-------- DATASET ROWS
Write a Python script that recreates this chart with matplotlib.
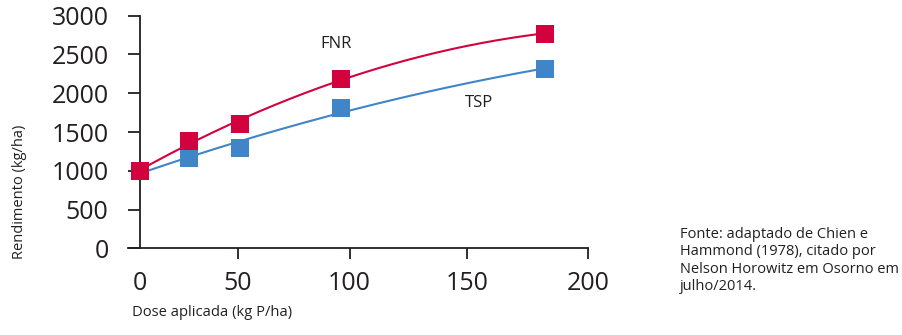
import numpy as np
import matplotlib
matplotlib.use("Agg")
import matplotlib.pyplot as plt

plt.rcParams['font.family'] = ['Open Sans', 'DejaVu Sans']

# Data: yield response to applied phosphorus dose
dose = [0, 25, 51, 96, 182]
fnr = [1000, 1390, 1600, 2190, 2770]
tsp = [1000, 1170, 1300, 1810, 2310]

x_ticks = [0, 50, 100, 150, 200]
y_ticks = [0, 500, 1000, 1500, 2000, 2500, 3000]

RED = '#d2023e'
BLUE = '#3f85c8'
INK = '#231f20'

# Axis drawn with uneven spacing between the dose ticks
knot_val = np.array([-50, 0, 50, 100, 150, 200, 250])
knot_pos = np.array([-97.7, 0, 97.7, 209.3, 326.7, 447.3, 567.9])


def fwd(v):
    return np.interp(v, knot_val, knot_pos)


def inv(p):
    return np.interp(p, knot_pos, knot_val)


fig = plt.figure(figsize=(9.02, 3.35), dpi=100)
ax = fig.add_axes([128 / 902, 1 - 248.3 / 335, 460 / 902, 232.6 / 335])
ax.set_xscale('function', functions=(fwd, inv))
ax.set_xlim(-6.1, 200)
ax.set_ylim(0, 3000)


def trend(xs, ys):
    t = fwd(np.asarray(xs, float))
    coef = np.polyfit(t, ys, 2)
    tt = np.linspace(t[0], t[-1], 300)
    return inv(tt), np.polyval(coef, tt)


for ys, col in ((tsp, BLUE), (fnr, RED)):
    cx, cy = trend(dose, ys)
    ax.plot(cx, cy, color=col, lw=1.5, solid_capstyle='round', zorder=3, clip_on=False)
    ax.plot(dose, ys, ls='none', marker='s', ms=12.5, mew=0, color=col,
            zorder=4, clip_on=False)

ax.text(93.8, 2640, 'FNR', fontsize=12, color=INK, ha='center', va='center')
ax.text(154.9, 1880, 'TSP', fontsize=12, color=INK, ha='center', va='center')

for side in ('top', 'right'):
    ax.spines[side].set_visible(False)
ax.spines['left'].set_position(('data', 0))
for side in ('left', 'bottom'):
    ax.spines[side].set_linewidth(1.3)
    ax.spines[side].set_color(INK)

ax.set_xticks(x_ticks)
ax.set_yticks(y_ticks)
ax.tick_params(axis='both', colors=INK, labelsize=18, width=1.3)
ax.tick_params(axis='y', length=8.6, pad=14)
ax.tick_params(axis='x', length=7.6, pad=9)
ax.xaxis.get_major_ticks()[0].tick1line.set_visible(False)

fig.text(20 / 902, 1 - 192 / 335, 'Rendimento (kg/ha)', rotation=90,
         fontsize=10.5, color=INK, ha='center', va='center')
fig.text(132 / 902, 1 - 313 / 335, 'Dose aplicada (kg P/ha)',
         fontsize=10.6, color=INK, ha='left', va='center')
fig.text(680 / 902, 1 - 227 / 335,
         'Fonte: adaptado de Chien e\nHammond (1978), citado por\n'
         'Nelson Horowitz em Osorno em\njulho/2014.',
         fontsize=10.5, color=INK, ha='left', va='top', linespacing=1.22)

fig.savefig('out.png', dpi=100, facecolor='white')
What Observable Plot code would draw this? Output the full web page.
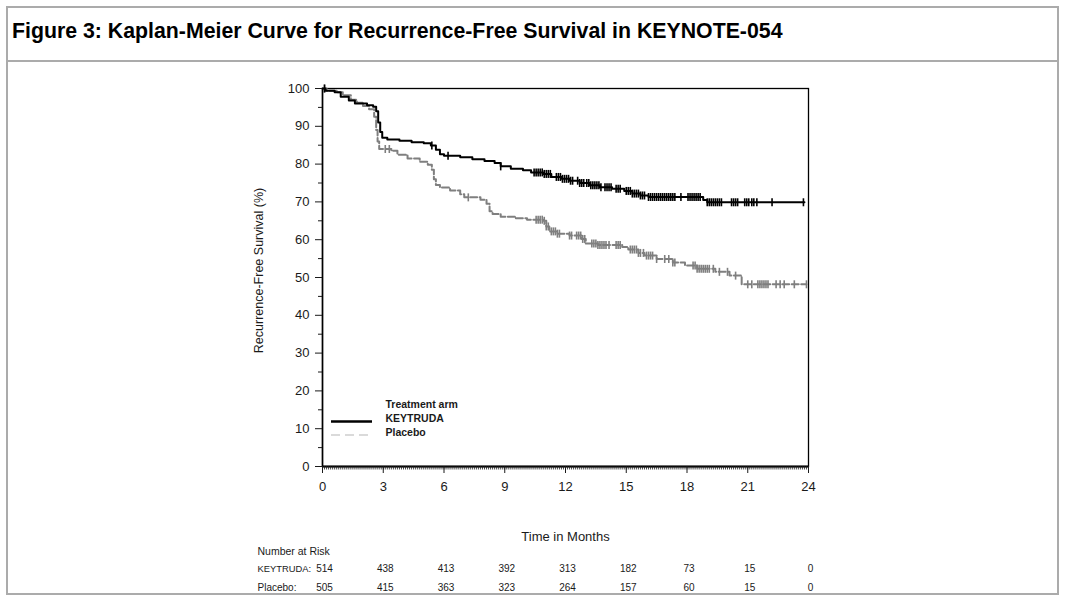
<!DOCTYPE html>
<html><head><meta charset="utf-8">
<script src="https://cdn.jsdelivr.net/npm/d3@7"></script>
<script src="https://cdn.jsdelivr.net/npm/@observablehq/plot@0.6"></script>
<style>
body{margin:0;width:1066px;height:596px;position:relative;background:#fff;font-family:"Liberation Sans",Arial,sans-serif;overflow:hidden}
#box{position:absolute;left:6px;top:6px;width:1053px;height:589px;border:2px solid #ababab;box-sizing:border-box}
#title{position:absolute;left:6px;top:6px;width:1053px;height:56px;border-bottom:2px solid #ababab;box-sizing:border-box;font-weight:bold;font-size:21.3px;padding:13px 0 0 6px;color:#000;white-space:nowrap}
#chart{position:absolute;left:0;top:60px}
#legend{position:absolute;left:0;top:0;pointer-events:none}
</style></head>
<body>
<div id="box"></div>
<div id="title">Figure 3: Kaplan-Meier Curve for Recurrence-Free Survival in KEYNOTE-054</div>
<div id="chart"></div>
<svg id="legend" width="1066" height="596">
  <line x1="331" x2="372" y1="421.5" y2="421.5" stroke="#000" stroke-width="2.6"/>
  <line x1="331" x2="372" y1="435" y2="435" stroke="#b5b5b5" stroke-width="1" stroke-dasharray="9,5"/>
</svg>
<script>
// ---- data ----
const keytrudaTimes = [0,0.15,0.6,0.9,1.3,1.6,2.2,2.5,2.65,2.75,2.85,2.95,3.2,3.8,4.4,5.0,5.35,5.6,5.8,6.0,6.8,7.4,8.0,8.5,8.8,9.3,9.9,10.3,10.9,11.3,11.8,12.2,12.7,13.2,13.7,14.3,14.9,15.3,15.7,16.1,18.8,19.0,23.8];
const keytrudaSurv  = [100,99.4,99.0,97.8,96.8,96.0,95.6,95.2,94.0,91.0,88.5,87.0,86.5,86.2,85.8,85.5,84.9,83.8,82.6,82.2,81.8,81.3,80.8,80.3,79.4,78.8,78.4,77.8,77.4,76.6,76.1,75.6,75.0,74.4,73.9,73.5,72.9,72.2,71.7,71.3,70.5,69.9,69.9];
const placeboTimes = [0,0.2,0.7,1.0,1.4,1.7,2.0,2.3,2.55,2.65,2.72,2.8,3.4,3.7,4.2,4.8,5.2,5.4,5.5,5.6,5.8,6.3,6.8,7.0,7.8,8.1,8.25,8.4,8.8,9.5,10.1,10.9,11.05,11.2,11.6,12.2,12.8,13.0,13.6,14.8,15.1,15.6,15.9,16.5,17.3,17.9,18.5,19.4,20.1,20.7,23.9];
const placeboSurv  = [100,99.4,99.0,98.2,97.0,96.2,95.4,94.5,92.5,89.0,86.0,84.0,83.5,82.5,81.5,80.6,79.8,78.5,76.0,74.5,73.8,73.0,72.0,71.2,70.6,69.5,67.5,66.8,66.1,65.7,65.3,65.0,63.5,62.2,61.6,61.1,60.2,59.0,58.6,58.1,57.4,56.5,55.8,54.9,54.0,53.2,52.3,51.5,50.5,48.2,48.2];
const keytrudaCensor = [0.1,5.4,6.2,8.8,10.45,10.55,10.65,10.75,10.85,10.95,11.05,11.15,11.25,11.55,11.65,11.75,11.85,11.95,12.05,12.15,12.25,12.35,12.6,12.7,12.8,12.9,13.05,13.15,13.25,13.35,13.45,13.55,13.65,13.75,13.95,14.05,14.15,14.25,14.5,14.6,14.7,15.0,15.1,15.2,15.3,15.4,15.5,15.6,15.7,15.8,15.9,16.1,16.2,16.3,16.4,16.5,16.6,16.7,16.8,16.9,17.0,17.1,17.2,17.3,17.4,17.7,18.05,18.15,18.25,18.35,18.45,18.55,18.65,19.0,19.1,19.2,19.3,19.4,19.5,19.6,19.7,20.2,20.3,20.4,20.5,20.85,20.95,21.05,21.2,21.3,21.45,22.2,23.75];
const placeboCensor = [0.1,3.1,3.3,7.2,10.55,10.65,10.75,10.85,10.95,11.05,11.15,11.3,11.4,11.5,11.6,11.7,12.2,12.3,12.55,12.65,12.75,12.85,12.95,13.3,13.4,13.5,13.6,13.7,13.8,13.9,14.0,14.15,14.5,14.6,14.7,15.2,15.3,15.4,15.5,15.6,15.7,15.85,16.0,16.1,16.2,16.3,16.5,16.9,17.1,17.3,17.4,18.3,18.4,18.5,18.6,18.7,18.8,18.9,19.0,19.1,19.3,19.6,20.0,20.4,21.0,21.2,21.5,21.6,21.7,21.8,21.9,22.0,22.4,22.6,22.8,23.3,23.9];
const riskTimes = [0,3,6,9,12,15,18,21,24];
const riskKeytruda = [514,438,413,392,313,182,73,15,0];
const riskPlacebo = [505,415,363,323,264,157,60,15,0];
const xTicks = [0,3,6,9,12,15,18,21,24];
const yTicks = [0,10,20,30,40,50,60,70,80,90,100];
const yMinorTicks = [5,15,25,35,45,55,65,75,85,95];
const xMinorTicks = d3.range(0, 241).map(i => i / 10);
const seriesNames = ["KEYTRUDA", "Placebo"];

// ---- build tables ----
const kData = keytrudaTimes.map((t, i) => ({t, s: keytrudaSurv[i]}));
const pData = placeboTimes.map((t, i) => ({t, s: placeboSurv[i]}));
function stepAt(times, surv, t) {
  let v = surv[0];
  for (let i = 0; i < times.length; i++) if (times[i] <= t) v = surv[i];
  return v;
}
const kCens = keytrudaCensor.map(t => ({t, s: stepAt(keytrudaTimes, keytrudaSurv, t)}));
const pCens = placeboCensor.map(t => ({t, s: stepAt(placeboTimes, placeboSurv, t)}));
const vbar = {draw(ctx, size) { const h = 4; ctx.moveTo(0, -h); ctx.lineTo(0, h); }};

const FONT = "Liberation Sans, Arial, sans-serif";
const chart = Plot.plot({
  width: 1066, height: 536,
  marginLeft: 322, marginRight: 258, marginTop: 28, marginBottom: 130,
  x: {domain: [0, 24]},
  y: {domain: [0, 100]},
  style: {background: "none", fontFamily: FONT, fontSize: "13px", color: "#1a1a1a", overflow: "visible"},
  marks: [
    Plot.frame({stroke: "#000", strokeWidth: 1.3}),
    Plot.line(pData, {x: "t", y: "s", curve: "step-after", stroke: "#7f7f7f", strokeWidth: 2, strokeDasharray: "7,2.5"}),
    Plot.dot(pCens, {x: "t", y: "s", symbol: vbar, fill: "none", stroke: "#7f7f7f", strokeWidth: 1.6}),
    Plot.line(kData, {x: "t", y: "s", curve: "step-after", stroke: "#000", strokeWidth: 2}),
    Plot.dot(kCens, {x: "t", y: "s", symbol: vbar, fill: "none", stroke: "#000", strokeWidth: 1.6}),
    Plot.ruleY([0], {stroke: "#000", strokeWidth: 2}),
    Plot.ruleX([0], {stroke: "#000", strokeWidth: 1.5}),
    Plot.axisY({ticks: yTicks, tickSize: 7, tickPadding: 6, label: null, fontSize: 13}),
    Plot.axisY({ticks: yMinorTicks, tickSize: 4, tickFormat: () => "", label: null}),
    Plot.axisX({ticks: xTicks, tickSize: 7, tickPadding: 8, label: null, fontSize: 13}),
    Plot.axisX({ticks: xMinorTicks, tickSize: 3.5, tickFormat: () => "", label: null, strokeWidth: 0.8}),
    Plot.text(["Time in Months"], {frameAnchor: "bottom", dy: 74, fontSize: 13}),
    Plot.text(["Recurrence-Free Survival (%)"], {frameAnchor: "left", dx: -64, dy: -7, rotate: -90, textAnchor: "middle", fontSize: 12.5}),
    // legend text
    Plot.text(["Treatment arm"], {frameAnchor: "bottom-left", dx: 63, dy: -59, textAnchor: "start", fontWeight: "bold", fontSize: 10.5}),
    Plot.text([seriesNames[0]], {frameAnchor: "bottom-left", dx: 63, dy: -45, textAnchor: "start", fontWeight: "bold", fontSize: 10.5}),
    Plot.text([seriesNames[1]], {frameAnchor: "bottom-left", dx: 63, dy: -31, textAnchor: "start", fontWeight: "bold", fontSize: 10.5}),
    // number at risk
    Plot.text(["Number at Risk"], {frameAnchor: "bottom-left", dx: -65, dy: 88, textAnchor: "start", fontSize: 10.5}),
    Plot.text([seriesNames[0] + ":"], {frameAnchor: "bottom-left", dx: -65, dy: 105, textAnchor: "start", fontSize: 9.4}),
    Plot.text([seriesNames[1] + ":"], {frameAnchor: "bottom-left", dx: -65, dy: 124, textAnchor: "start", fontSize: 10}),
    Plot.text(riskTimes, {x: d => d, text: (d, i) => String(riskKeytruda[i]), frameAnchor: "bottom", dx: 2, dy: 105, fontSize: 10}),
    Plot.text(riskTimes, {x: d => d, text: (d, i) => String(riskPlacebo[i]), frameAnchor: "bottom", dx: 2, dy: 124, fontSize: 10})
  ]
});
document.getElementById("chart").appendChild(chart);
</script>
</body></html>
----------------
__EXERCISE DETAILS__
From the first line above down to the line with "tsp = [1000, 1170, 1300, 1810, 2310]", reproduce every line and no others, omitting pictures.

__TASK ANSWER__
Write a Python script that recreates this chart with matplotlib.
import numpy as np
import matplotlib
matplotlib.use("Agg")
import matplotlib.pyplot as plt

plt.rcParams['font.family'] = ['Open Sans', 'DejaVu Sans']

# Data: yield response to applied phosphorus dose
dose = [0, 25, 51, 96, 182]
fnr = [1000, 1390, 1600, 2190, 2770]
tsp = [1000, 1170, 1300, 1810, 2310]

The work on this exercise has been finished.